◆ **The exercise**
Print exactly the lines from the first one down to the line that contains "const barWB = 23.5, gapB = 0.255;", both included, and skip the pictures.
------ Given information
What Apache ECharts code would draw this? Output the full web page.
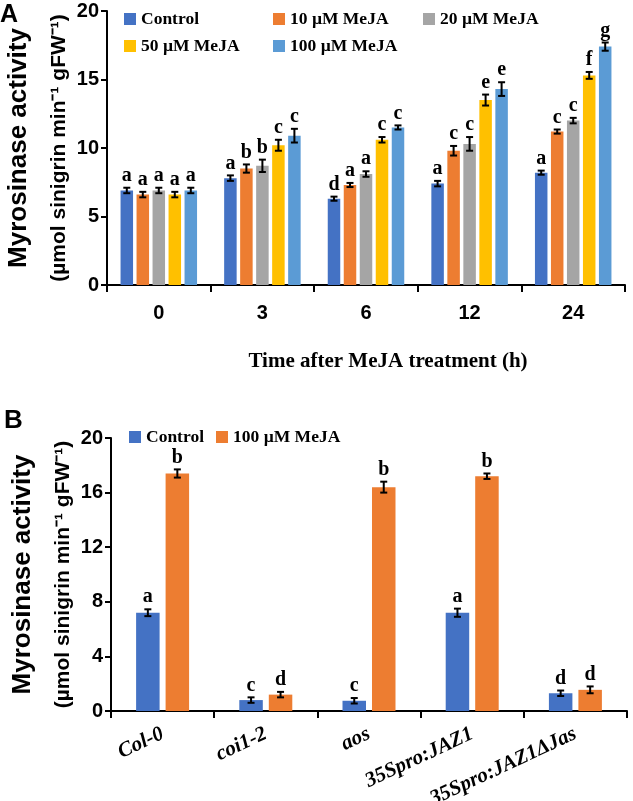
<!DOCTYPE html>
<html><head><meta charset="utf-8">
<script src="https://cdn.jsdelivr.net/npm/echarts@6/dist/echarts.min.js"></script>
<style>html,body{margin:0;padding:0;background:#fff}#c{width:633px;height:801px}</style>
</head><body><div id="c"></div>
<script>
// ---------- Panel A data ----------
const timeCategories = ['0', '3', '6', '12', '24'];
const seriesNamesA = ['Control', '10 µM MeJA', '20 µM MeJA', '50 µM MeJA', '100 µM MeJA'];
const controlA  = [6.9, 7.8, 6.3, 7.4, 8.2];
const meja10A   = [6.6, 8.5, 7.3, 9.8, 11.2];
const meja20A   = [6.9, 8.7, 8.1, 10.3, 12.0];
const meja50A   = [6.6, 10.2, 10.6, 13.5, 15.3];
const meja100A  = [6.9, 10.9, 11.5, 14.3, 17.4];
const controlAErr = [0.2, 0.2, 0.15, 0.2, 0.15];
const meja10AErr  = [0.2, 0.3, 0.15, 0.35, 0.15];
const meja20AErr  = [0.2, 0.45, 0.2, 0.5, 0.2];
const meja50AErr  = [0.2, 0.4, 0.2, 0.4, 0.25];
const meja100AErr = [0.2, 0.5, 0.15, 0.5, 0.3];
const controlALetters = ['a', 'a', 'd', 'a', 'a'];
const meja10ALetters  = ['a', 'b', 'a', 'c', 'c'];
const meja20ALetters  = ['a', 'b', 'a', 'c', 'c'];
const meja50ALetters  = ['a', 'c', 'c', 'e', 'f'];
const meja100ALetters = ['a', 'c', 'c', 'e', 'g'];
const yTicksA = [0, 5, 10, 15, 20];

// ---------- Panel B data ----------
const genotypes = ['Col-0', 'coi1-2', 'aos', '35Spro:JAZ1', '35Spro:JAZ1ΔJas'];
const seriesNamesB = ['Control', '100 µM MeJA'];
const controlB = [7.2, 0.8, 0.75, 7.2, 1.3];
const mejaB    = [17.4, 1.2, 16.4, 17.2, 1.55];
const controlBErr = [0.25, 0.2, 0.2, 0.3, 0.2];
const mejaBErr    = [0.3, 0.2, 0.4, 0.2, 0.25];
const controlBLetters = ['a', 'c', 'c', 'a', 'd'];
const mejaBLetters    = ['b', 'd', 'b', 'b', 'd'];
const yTicksB = [0, 4, 8, 12, 16, 20];

// ---------- styling ----------
const colorsA = ['#4472C4', '#ED7D31', '#A5A5A5', '#FFC000', '#5B9BD5'];
const colorsB = ['#4472C4', '#ED7D31'];
const SANS = '"Liberation Sans", Arial, sans-serif';
const SERIF = '"Liberation Serif", "Times New Roman", serif';
const barWA = 12.5, gapA = 0.28;
const barWB = 23.5, gapB = 0.255;

function errRender(offset, errs, letters) {
  return function (params, api) {
    const i = params.dataIndex;
    const cat = api.value(0), v = api.value(1), e = errs[i];
    const c = api.coord([cat, v]);
    const x = c[0] + offset;
    const yt = api.coord([cat, v + e])[1];
    const yb = api.coord([cat, v - e])[1];
    const cap = 3.5;
    const st = { stroke: '#000', lineWidth: 2 };
    return {
      type: 'group', children: [
        { type: 'line', shape: { x1: x, y1: yt, x2: x, y2: yb }, style: st },
        { type: 'line', shape: { x1: x - cap, y1: yt, x2: x + cap, y2: yt }, style: st },
        { type: 'line', shape: { x1: x - cap, y1: yb, x2: x + cap, y2: yb }, style: st },
        { type: 'text', style: { x: x, y: yt - 2, text: letters[i], textAlign: 'center', textVerticalAlign: 'bottom',
            font: 'bold 20px ' + SERIF, fill: '#000' } }
      ]
    };
  };
}

const valsA = [controlA, meja10A, meja20A, meja50A, meja100A];
const errsA = [controlAErr, meja10AErr, meja20AErr, meja50AErr, meja100AErr];
const lettersA = [controlALetters, meja10ALetters, meja20ALetters, meja50ALetters, meja100ALetters];
const valsB = [controlB, mejaB];
const errsB = [controlBErr, mejaBErr];
const lettersB = [controlBLetters, mejaBLetters];

const series = [];
valsA.forEach((vals, k) => {
  series.push({ type: 'bar', name: seriesNamesA[k], xAxisIndex: 0, yAxisIndex: 0, data: vals,
    barWidth: barWA, barGap: (gapA * 100) + '%', itemStyle: { color: colorsA[k] }, silent: true });
});
valsA.forEach((vals, k) => {
  const off = (k - (valsA.length - 1) / 2) * barWA * (1 + gapA);
  series.push({ type: 'custom', xAxisIndex: 0, yAxisIndex: 0, z: 5, silent: true,
    data: vals.map((v, i) => [i, v]), encode: { x: 0, y: 1 },
    renderItem: errRender(off, errsA[k], lettersA[k]) });
});
valsB.forEach((vals, k) => {
  series.push({ type: 'bar', name: seriesNamesB[k], xAxisIndex: 1, yAxisIndex: 1, data: vals,
    barWidth: barWB, barGap: (gapB * 100) + '%', itemStyle: { color: colorsB[k] }, silent: true });
});
valsB.forEach((vals, k) => {
  const off = (k - (valsB.length - 1) / 2) * barWB * (1 + gapB);
  series.push({ type: 'custom', xAxisIndex: 1, yAxisIndex: 1, z: 5, silent: true,
    data: vals.map((v, i) => [i, v]), encode: { x: 0, y: 1 },
    renderItem: errRender(off, errsB[k], lettersB[k]) });
});

const axisLine = { show: true, lineStyle: { color: '#000', width: 2 } };
const yName = '{a|Myrosinase activity}\n{b|(µmol sinigrin min⁻¹ gFW⁻¹)}';
const yNameStyle = { rich: {
  a: { fontFamily: SANS, fontWeight: 'bold', fontSize: 26, lineHeight: 40, color: '#000' },
  b: { fontFamily: SANS, fontWeight: 'bold', fontSize: 21, lineHeight: 40, color: '#000' } } };

function yAxis(grid, ticks) {
  return { gridIndex: grid, type: 'value', min: ticks[0], max: ticks[ticks.length - 1],
    interval: ticks[1] - ticks[0],
    axisLine: axisLine, axisTick: { show: true, length: 6, lineStyle: { color: '#000', width: 2 } },
    splitLine: { show: false },
    axisLabel: { fontFamily: SANS, fontWeight: 'bold', fontSize: 20, color: '#000', margin: 8 },
    name: yName, nameLocation: 'middle', nameGap: 28, nameRotate: 90, nameMoveOverlap: false,
    nameTextStyle: yNameStyle };
}

const legendBase = { orient: 'horizontal', icon: 'rect', itemWidth: 12, itemHeight: 12, padding: 0,
  selectedMode: false, textStyle: { fontFamily: SERIF, fontWeight: 'bold', fontSize: 17.5, color: '#000' } };
const legA = [[124, 10], [273, 10], [423, 10], [124, 37], [273, 37]];
const legends = seriesNamesA.map((n, k) => Object.assign({}, legendBase,
  { data: [{ name: n, itemStyle: { color: colorsA[k] } }], left: legA[k][0], top: legA[k][1] }));
legends.push(Object.assign({}, legendBase, { left: 129, top: 428, itemGap: 12,
  data: seriesNamesB.map((n, k) => ({ name: n, itemStyle: { color: colorsB[k] } })) }));

const freeBounds = { left: -300, top: -300, right: -300, bottom: -300 };
const option = {
  animation: false,
  backgroundColor: '#fff',
  grid: [
    { left: 107, top: 11, width: 518, height: 274, containLabel: false, outerBounds: freeBounds },
    { left: 111, top: 438, width: 516, height: 273, containLabel: false, outerBounds: freeBounds }
  ],
  legend: legends,
  xAxis: [
    { gridIndex: 0, type: 'category', data: timeCategories, axisLine: axisLine,
      axisTick: { show: true, length: 7, lineStyle: { color: '#000', width: 2 } },
      axisLabel: { fontFamily: SANS, fontWeight: 'bold', fontSize: 20, color: '#000', margin: 18 },
      name: 'Time after MeJA treatment (h)', nameLocation: 'middle', nameGap: 66,
      nameTextStyle: { fontFamily: SERIF, fontWeight: 'bold', fontSize: 21, color: '#000', padding: [0, 0, 0, 44] } },
    { gridIndex: 1, type: 'category', data: genotypes, axisLine: axisLine,
      axisTick: { show: true, length: 7, lineStyle: { color: '#000', width: 2 } },
      axisLabel: { fontFamily: SERIF, fontWeight: 'bold', fontStyle: 'italic', fontSize: 21, color: '#000',
        rotate: 25, margin: 22, interval: 0 } }
  ],
  yAxis: [yAxis(0, yTicksA), yAxis(1, yTicksB)],
  graphic: [
    { type: 'text', left: 0, top: 3, style: { text: 'A', font: 'bold 25px ' + SANS, fill: '#000' } },
    { type: 'text', left: 4, top: 408, style: { text: 'B', font: 'bold 26px ' + SANS, fill: '#000' } }
  ],
  series: series
};
const chart = echarts.init(document.getElementById('c'), null, { renderer: 'canvas' });
chart.setOption(option);
</script>
</body></html>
------------
◆ **Response to the task**
What Apache ECharts code would draw this? Output the full web page.
<!DOCTYPE html>
<html><head><meta charset="utf-8">
<script src="https://cdn.jsdelivr.net/npm/echarts@6/dist/echarts.min.js"></script>
<style>html,body{margin:0;padding:0;background:#fff}#c{width:633px;height:801px}</style>
</head><body><div id="c"></div>
<script>
// ---------- Panel A data ----------
const timeCategories = ['0', '3', '6', '12', '24'];
const seriesNamesA = ['Control', '10 µM MeJA', '20 µM MeJA', '50 µM MeJA', '100 µM MeJA'];
const controlA  = [6.9, 7.8, 6.3, 7.4, 8.2];
const meja10A   = [6.6, 8.5, 7.3, 9.8, 11.2];
const meja20A   = [6.9, 8.7, 8.1, 10.3, 12.0];
const meja50A   = [6.6, 10.2, 10.6, 13.5, 15.3];
const meja100A  = [6.9, 10.9, 11.5, 14.3, 17.4];
const controlAErr = [0.2, 0.2, 0.15, 0.2, 0.15];
const meja10AErr  = [0.2, 0.3, 0.15, 0.35, 0.15];
const meja20AErr  = [0.2, 0.45, 0.2, 0.5, 0.2];
const meja50AErr  = [0.2, 0.4, 0.2, 0.4, 0.25];
const meja100AErr = [0.2, 0.5, 0.15, 0.5, 0.3];
const controlALetters = ['a', 'a', 'd', 'a', 'a'];
const meja10ALetters  = ['a', 'b', 'a', 'c', 'c'];
const meja20ALetters  = ['a', 'b', 'a', 'c', 'c'];
const meja50ALetters  = ['a', 'c', 'c', 'e', 'f'];
const meja100ALetters = ['a', 'c', 'c', 'e', 'g'];
const yTicksA = [0, 5, 10, 15, 20];

// ---------- Panel B data ----------
const genotypes = ['Col-0', 'coi1-2', 'aos', '35Spro:JAZ1', '35Spro:JAZ1ΔJas'];
const seriesNamesB = ['Control', '100 µM MeJA'];
const controlB = [7.2, 0.8, 0.75, 7.2, 1.3];
const mejaB    = [17.4, 1.2, 16.4, 17.2, 1.55];
const controlBErr = [0.25, 0.2, 0.2, 0.3, 0.2];
const mejaBErr    = [0.3, 0.2, 0.4, 0.2, 0.25];
const controlBLetters = ['a', 'c', 'c', 'a', 'd'];
const mejaBLetters    = ['b', 'd', 'b', 'b', 'd'];
const yTicksB = [0, 4, 8, 12, 16, 20];

// ---------- styling ----------
const colorsA = ['#4472C4', '#ED7D31', '#A5A5A5', '#FFC000', '#5B9BD5'];
const colorsB = ['#4472C4', '#ED7D31'];
const SANS = '"Liberation Sans", Arial, sans-serif';
const SERIF = '"Liberation Serif", "Times New Roman", serif';
const barWA = 12.5, gapA = 0.28;
const barWB = 23.5, gapB = 0.255;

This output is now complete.